Examples of acid dyes used in medicine include:

- Lee's stain (stains reddish-pink).
- Phosphotungstic Acid Hematoxylin (PTAH) stain (stains blue).
- Eosin stain (stains pinkish-orange).

===Food Industry===
Acid dyes can also be used as food colouring, helping to increase the attractiveness of certain foods, and thus becoming more appealing to customers. Some examples include erythrosine (red-pink), tartrazine (yellow), sunset yellow, and allura red, to name a few, many of which are azo dyes. These dyes can be used in frosting, cookies, bread, condiments or drinks. In order to prevent health hazards, a dye must be approved for consumption before it can be marked as edible. Some separation methods that can be used to identify unapproved dyes include the solid phase extraction process, the overpressured thin layer chromatography process, and the use of reversed-phase plates.

==Structures==
The chemistry of acid dyes is complex and diverse. Most acid dyes are related in basic structure to the following:

- Anthraquinone type: Many acid dyes are synthesized from chemical intermediates that form anthraquinone-like structures as their final state. Many blue dyes have this structure as their basic shape. The structure predominates in the leveling class of acid dye.
- Azo dyes: The structure of azo dyes contains the azo group (R-N=N−R. Most azo dyes are not acid dyes, but many acid dyes are azo dyes. Many acid dyes of the azo type are red in color.
- Triarylmethane dye: These predominate in the milling class of dye. There are many yellow and green dyes commercially applied to fibers that are related to triphenylmethane.

C.I. Acid Black 1
C.I. Acid Yellow 36
C.I. Acid Blue 117
C.I. Acid Orange 19
C.I. Acid Blue 25
C.I. Acid Orange 3

==Classes of acid dyes==
Acidic dyes can be classified according to their dyeing behavior. This includes their wet fastness, migration ability, and dyeing pH:

- Leveling acid dyes: These dyes have relatively low molecular weights. Consequently, they migrate more readily before fixation and they exhibit low wet fastness. They are not normally suited for use as apparel fabric. They require an acidic dye bath, often using sulfuric acid and sodium sulfate mixtures (pH2-4), together with leveling agents such as ethoxylated fatty amines.

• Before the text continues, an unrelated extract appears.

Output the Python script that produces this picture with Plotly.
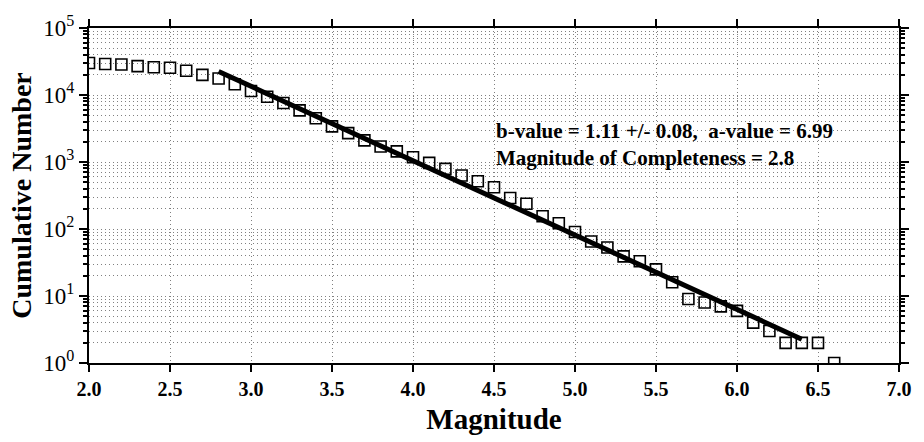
import numpy as np
import plotly.graph_objects as go

# Cumulative number of events with magnitude >= M
magnitudes = [2.0, 2.1, 2.2, 2.3, 2.4, 2.5, 2.6, 2.7, 2.8, 2.9,
              3.0, 3.1, 3.2, 3.3, 3.4, 3.5, 3.6, 3.7, 3.8, 3.9,
              4.0, 4.1, 4.2, 4.3, 4.4, 4.5, 4.6, 4.7, 4.8, 4.9,
              5.0, 5.1, 5.2, 5.3, 5.4, 5.5, 5.6, 5.7, 5.8, 5.9,
              6.0, 6.1, 6.2, 6.3, 6.4, 6.5, 6.6]
cumulative = [30000, 29000, 28500, 27000, 26000, 25500, 23000, 20000, 17600, 14500,
              11500, 9400, 7600, 5900, 4500, 3400, 2700, 2100, 1700, 1440,
              1180, 970, 790, 630, 515, 420, 290, 238, 155, 122,
              90, 65, 53, 39, 33, 25, 16, 9, 8, 7,
              6, 4, 3, 2, 2, 2, 1]

# Gutenberg-Richter fit
b_value = 1.11
b_error = 0.08
a_value = 6.99
mc = 2.8
m_max_fit = 6.4
fit_intercept = 7.46  # intercept of the plotted cumulative line

x_ticks = [2.0, 2.5, 3.0, 3.5, 4.0, 4.5, 5.0, 5.5, 6.0, 6.5, 7.0]
y_tick_vals = [1, 10, 100, 1000, 10000, 100000]
y_tick_text = ["10<sup>%d</sup>" % i for i in range(6)]

fit_m = np.array([mc, m_max_fit])
fit_n = 10 ** (fit_intercept - b_value * fit_m)

font_family = "Liberation Serif"
grid_color = "#808080"
grid_dash = "1px,3px"

fig = go.Figure()
fig.add_trace(go.Scatter(
    x=fit_m, y=fit_n, mode="lines",
    line=dict(color="black", width=5),
    showlegend=False, hoverinfo="skip"))
fig.add_trace(go.Scatter(
    x=magnitudes, y=cumulative, mode="markers",
    marker=dict(symbol="square-open", size=11, color="black",
                line=dict(width=1.6, color="black")),
    showlegend=False))

# Fit summary
fig.add_annotation(
    x=4.50, y=1.0, xref="x", yref="paper",
    xanchor="left", yanchor="top", showarrow=False, align="left",
    yshift=-89,
    text=("<b>b-value = %.2f +/- %.2f,  a-value = %.2f</b><br>"
          "<b>Magnitude of Completeness = %.1f</b>") % (b_value, b_error, a_value, mc),
    font=dict(family=font_family, size=21, color="black"))

fig.update_xaxes(
    range=[2.0, 7.0], tickvals=x_ticks,
    ticktext=["<b>%.1f</b>" % v for v in x_ticks],
    tickfont=dict(family=font_family, size=20, color="black"),
    ticks="outside", ticklen=7, tickwidth=2, tickcolor="black",
    showline=True, linecolor="black", linewidth=2, mirror="ticks",
    showgrid=True, gridcolor=grid_color, griddash=grid_dash, gridwidth=1,
    zeroline=False,
    title=dict(text="<b>Magnitude</b>", standoff=10,
               font=dict(family=font_family, size=29, color="black")))

fig.update_yaxes(
    type="log", range=[0, 5], tickvals=y_tick_vals, ticktext=y_tick_text,
    tickfont=dict(family=font_family, size=23, color="black"),
    ticks="outside", ticklen=8, tickwidth=2, tickcolor="black",
    showline=True, linecolor="black", linewidth=2, mirror="ticks",
    showgrid=True, gridcolor=grid_color, griddash=grid_dash, gridwidth=1,
    minor=dict(ticks="outside", ticklen=4, tickwidth=1.5, tickcolor="black",
               showgrid=True, gridcolor=grid_color, griddash=grid_dash, gridwidth=1,
               dtick="D1"),
    zeroline=False,
    title=dict(text="<b>Cumulative Number</b>", standoff=4,
               font=dict(family=font_family, size=28, color="black")))

fig.update_layout(
    width=924, height=442,
    margin=dict(l=89, r=17, t=22, b=75),
    plot_bgcolor="white", paper_bgcolor="white",
    font=dict(family=font_family, color="black"))

fig.write_html("out.html")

- Milling dyes: These dyes are high molecule weight, with the result that migrates slowly. Consequently, they exhibit wet fastness, which is useful for dyeing wool materials. Milling acid dyes are sometimes called 'Neutral acid dyes' as they do not require an acidic dye bath. They are commonly applied using Acetic acid (pH4-7).

- Metal complex acid dyes: These dyes are composed of acid dye molecules complexed with a metal ion, which will usually be chromium or cobalt. Metal complex acid dyes have high molecular weights, giving them low mobility and high wet fastness. Due to this, they are commonly used on nylon and other synthetic polyamide fibers. Metal complex acid dyes are economical. However, they produce relatively dull shades. Metal complex acid dyes take a larger range of pH in the dyebath (pH2-7).

==Safety==
Some dyes are mutagenic and carcinogenic, including methyl orange, acid red 26, and trypan blue.